[EXERCISE GOAL]
Pull out every line in the data that has the string "this" in it.

────────────────────

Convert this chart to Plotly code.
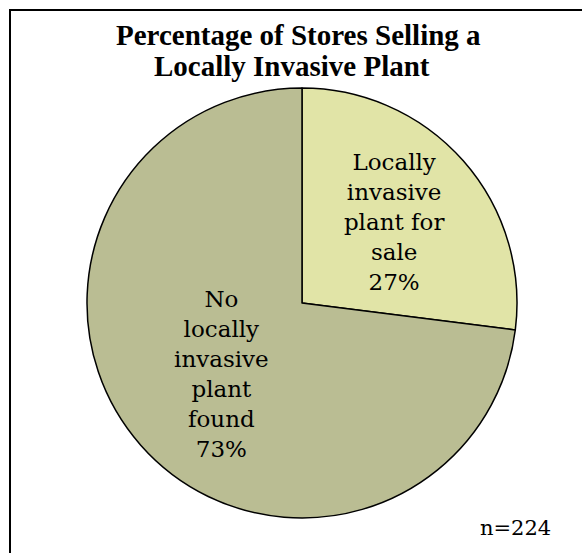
import plotly.graph_objects as go

labels = ["Locally<br>invasive<br>plant for<br>sale", "No<br>locally<br>invasive<br>plant<br>found"]
percent_values = [27, 73]
colors = ["#E1E4A7", "#BABD93"]
title_lines = ["Percentage of Stores Selling a", "Locally Invasive Plant"]
note_text = "n=224"

W, H = 582, 553
font_family = "DejaVu Serif, Liberation Serif, serif"
title_family = "Liberation Serif, DejaVu Serif, serif"

fig = go.Figure(go.Pie(
    labels=labels,
    values=percent_values,
    sort=False,
    direction="clockwise",
    rotation=0,
    marker=dict(colors=colors, line=dict(color="black", width=1.5)),
    texttemplate="%{label}<br>%{percent:.0%}",
    textposition="inside",
    insidetextorientation="horizontal",
    textfont=dict(family=font_family, size=23, color="black"),
    hoverinfo="skip",
    showlegend=False,
    domain=dict(x=[87 / W, 517 / W], y=[1 - 518 / H, 1 - 88 / H]),
))

title_ann = []
for i, (line, cx, cy) in enumerate(zip(title_lines, [298, 292], [35, 66])):
    title_ann.append(dict(
        text="<b>" + line + "</b>", x=cx / W, y=1 - cy / H, xref="paper", yref="paper",
        xanchor="center", yanchor="middle", showarrow=False,
        font=dict(family=title_family, size=29, color="black")))

fig.update_layout(
    width=W, height=H,
    margin=dict(l=0, r=0, t=0, b=0),
    paper_bgcolor="white",
    plot_bgcolor="white",
    font=dict(family=font_family, color="black"),
    uniformtext=dict(minsize=23, mode="show"),
    annotations=title_ann + [
        dict(text=note_text, x=515 / W, y=1 - 528 / H, xref="paper", yref="paper",
             xanchor="center", yanchor="middle", showarrow=False,
             font=dict(family=font_family, size=21, color="black")),
    ],
    shapes=[
        dict(type="rect", xref="paper", yref="paper",
             x0=10 / W, x1=1.05, y0=-0.05, y1=1 - 10 / H,
             line=dict(color="black", width=2), fillcolor="rgba(0,0,0,0)", layer="below"),
    ],
)

fig.write_html("out.html")
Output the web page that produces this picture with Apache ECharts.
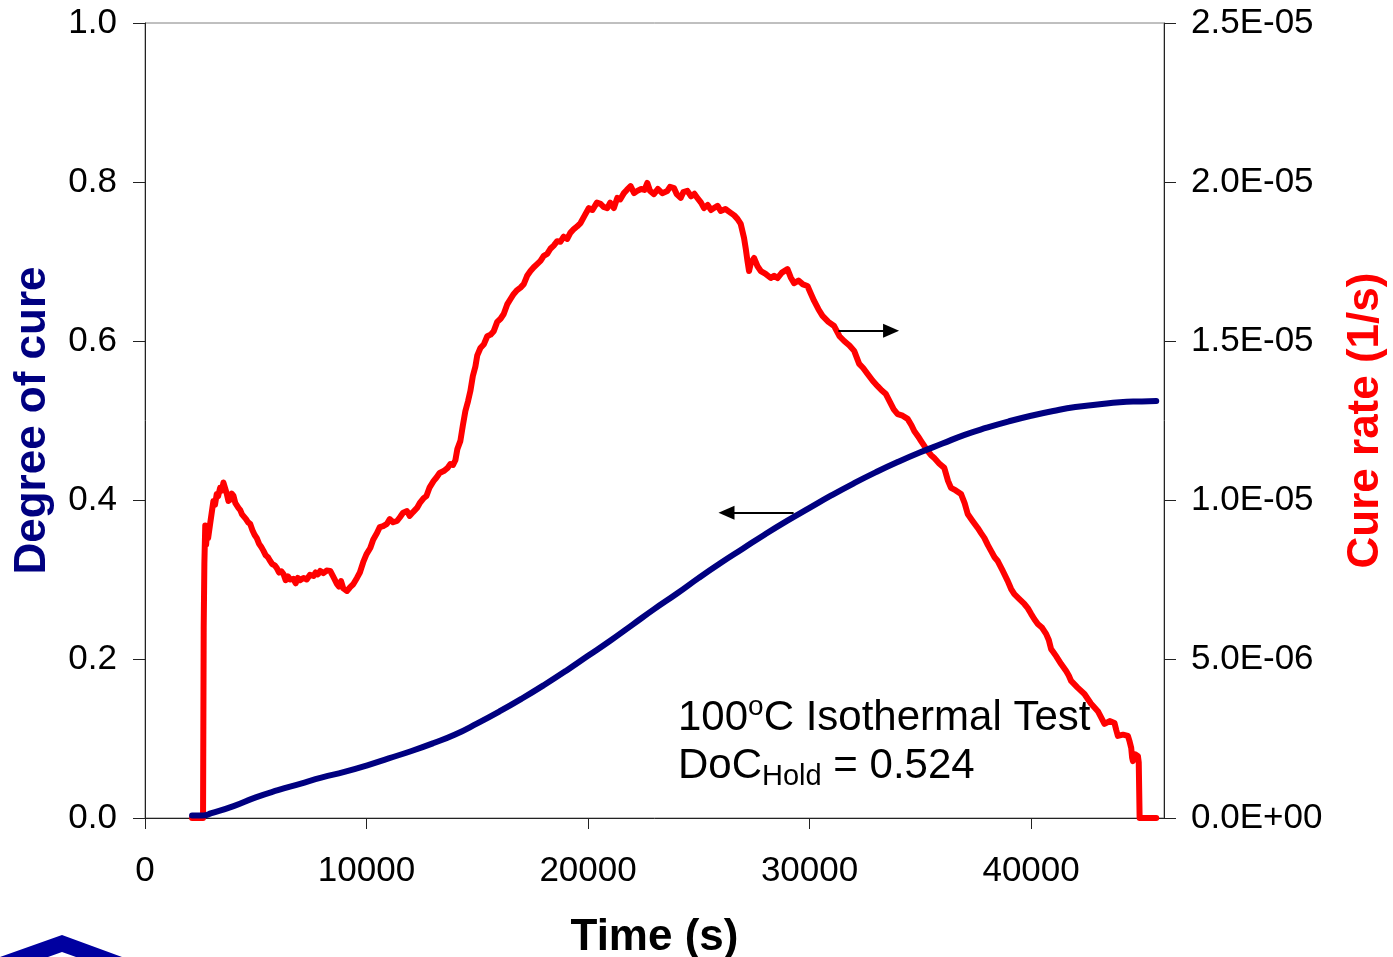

────────────────────

[ANSWER FOR THE TASK]
Convert this chart to Plotly code.
Output the web page that produces this picture with Apache ECharts.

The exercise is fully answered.